Дамаск | страница 107
– Ты любил ее?
– Кого?
– Эту свою девушку. Ту, которая уехала в Асаку.
– Не знаю.
– А что ты чувствуешь сейчас?
– Мне кажется, я мало о ней заботился.
– Тебе не хочется наложить на себя руки?
– Мама!
– Если нет, то это не любовь.
– Как ты можешь говорить такое? Да кто, вообще, в этом что-нибудь понимает?
– Все. И я тоже. Придет время, и ты поймешь. Это судьба. А от судьбы не убежишь.
– Ты же убежала.
– Она со мной жестоко обошлась.
– Ты вышла за отца.
– Он был лучшим из всех, кого я встретила, после того, как пришла в себя.
– Но это была не любовь, так ведь?
– Нельзя же всю жизнь носить траур.
– Ты могла бы вернуться в Британию, – говорит Генри. – Ты и сейчас могла бы. Чего сидеть и думать, если бы да кабы?
– Теперь это уже не то.
– Почему же?
– Все меняется, исчезает. Там другая жизнь, теперь это просто еще одна часть Европы. Так пишут в газетах. К тому же, кто говорит, что я не люблю твоего отца?
– Ты сама, ты все время это говоришь. Ты говоришь, что лучше бы ты умерла.
– Господи, Генри. Где твое чувство юмора? Не нужно верить всему, что я говорю.
– Чему же тогда верить?
– Верь тому, во что веришь. Так всем будет хорошо.
1/11/93 понедельник 13:12
– Иди-ка ты лучше домой, Хейзл.
Первый признак сумасшествия – когда начинаешь разговаривать сама с собой. Или, может быть, это второй признак. Третий признак – наверное, когда не знаешь, какой первый. И тогда ты уж точно сумасшедшая.
Выйдя из тихого сада на улицу, Хейзл поразилась ее суете и шуму, а также тому, что, отойдя всего на несколько шагов от дома Спенсера, она мгновенно столкнулась с жизнью тысяч других людей. Этот контраст и внезапный порыв ветра, бессмысленный и упрямый, заставили ее почувствовать себя уязвимой и незащищенной. Ей показалось, что она забыла, для чего родилась и как ей жить дальше. Она увидела рабочего, он читал газету, поставив ногу на заступ лопаты, воткнутой в землю. Интересно, что он рассчитывает из нее вычитать. Вряд ли в ней написано, почему, например, такая симпатичная девушка, как она, одета как на вечеринку, в половине первого пополудни, да еще в такой унылый понедельник. Она почувствовала на себе взгляды прохожих и обвинила в том свое платье. Надо ехать домой и забыть о Спенсере, который никогда не примет никакого решения, забыть о Генри Мицуи, который скоро уедет.

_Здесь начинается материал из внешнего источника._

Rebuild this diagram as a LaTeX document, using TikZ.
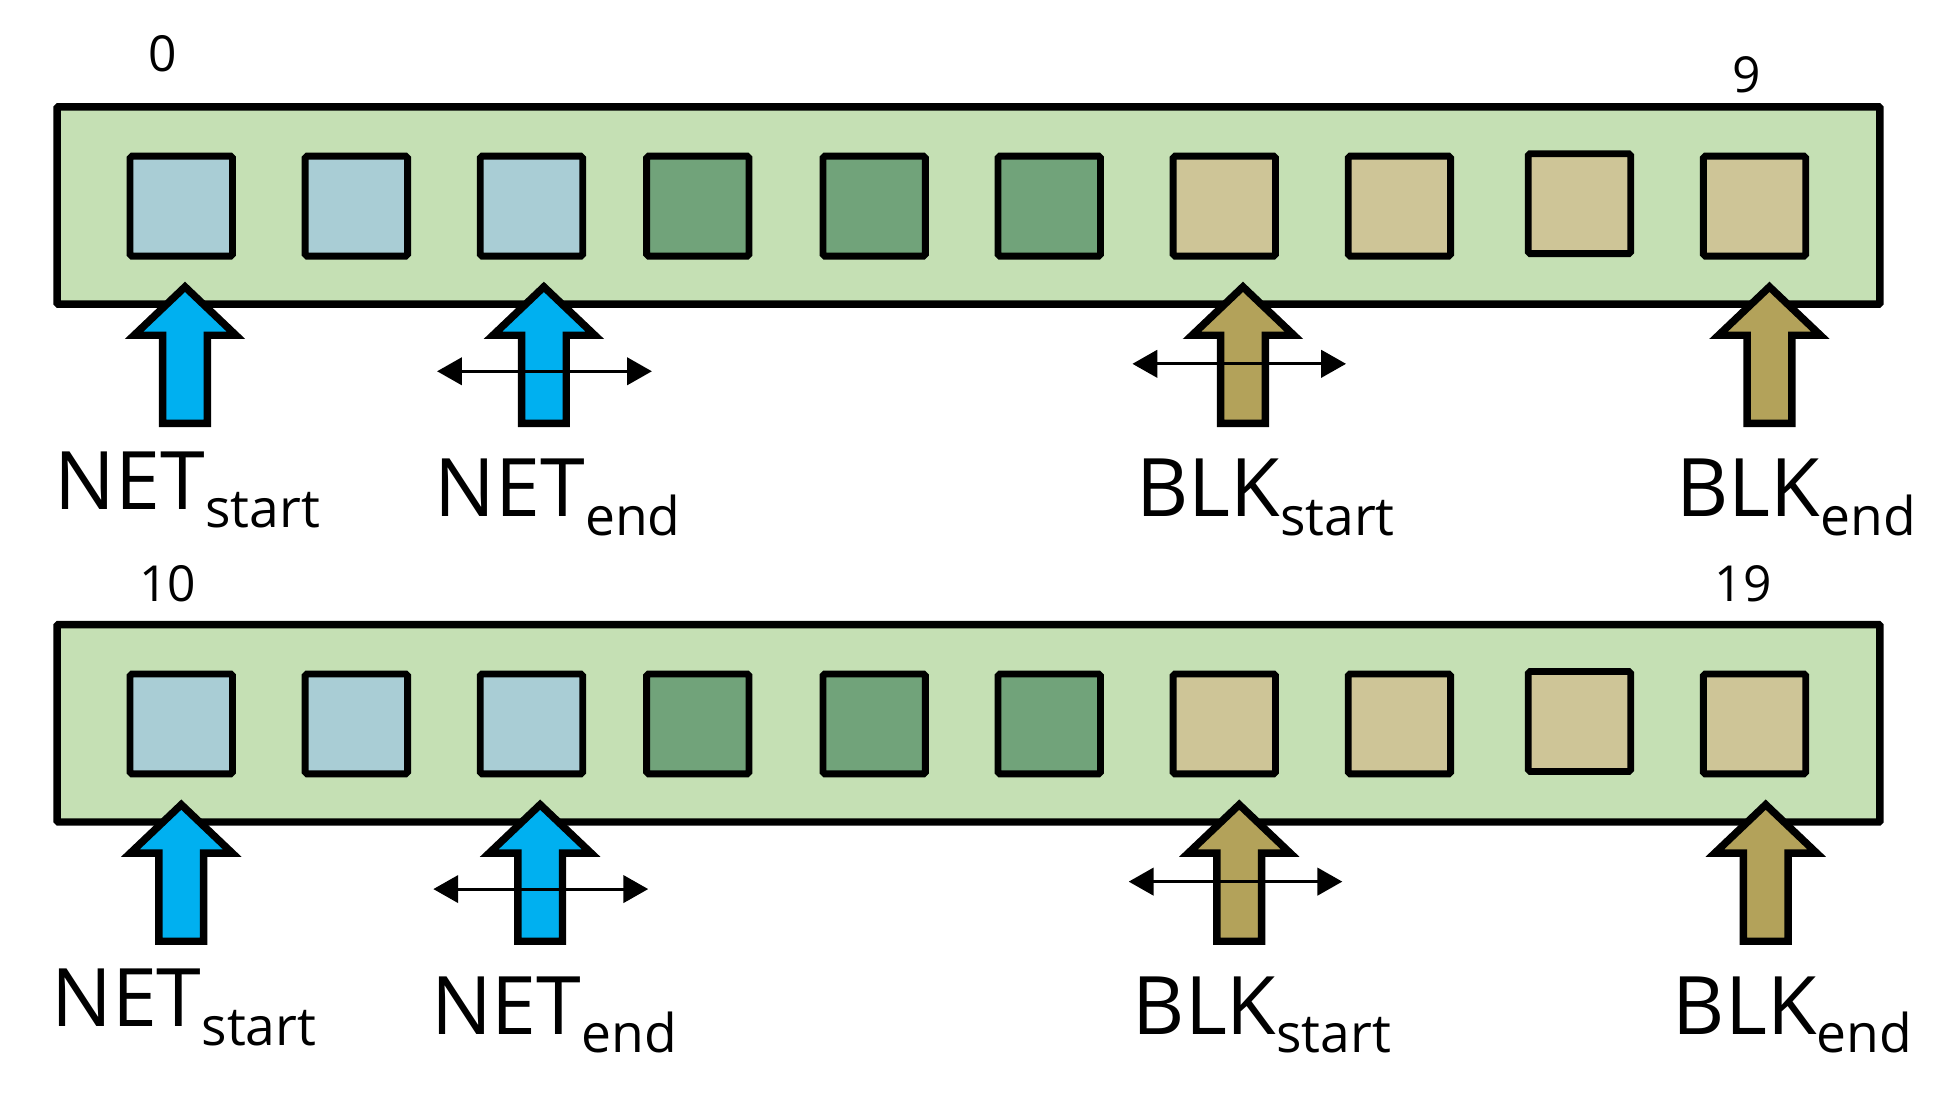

Без плаща, с одной лишь сумочкой, скрестив руки на груди, она вышла на дорогу. Людей на улице было предостаточно, машин же не было совсем, поэтому на быстрое спасение полагаться не приходилось. Едва приехав домой, она, в первую очередь, переоденется. Потом попробует отыскать старые проспекты по медицинскому или юридическому образованию. Со Спенсером не получилось – может, получится сменить профессию, давно собиралась.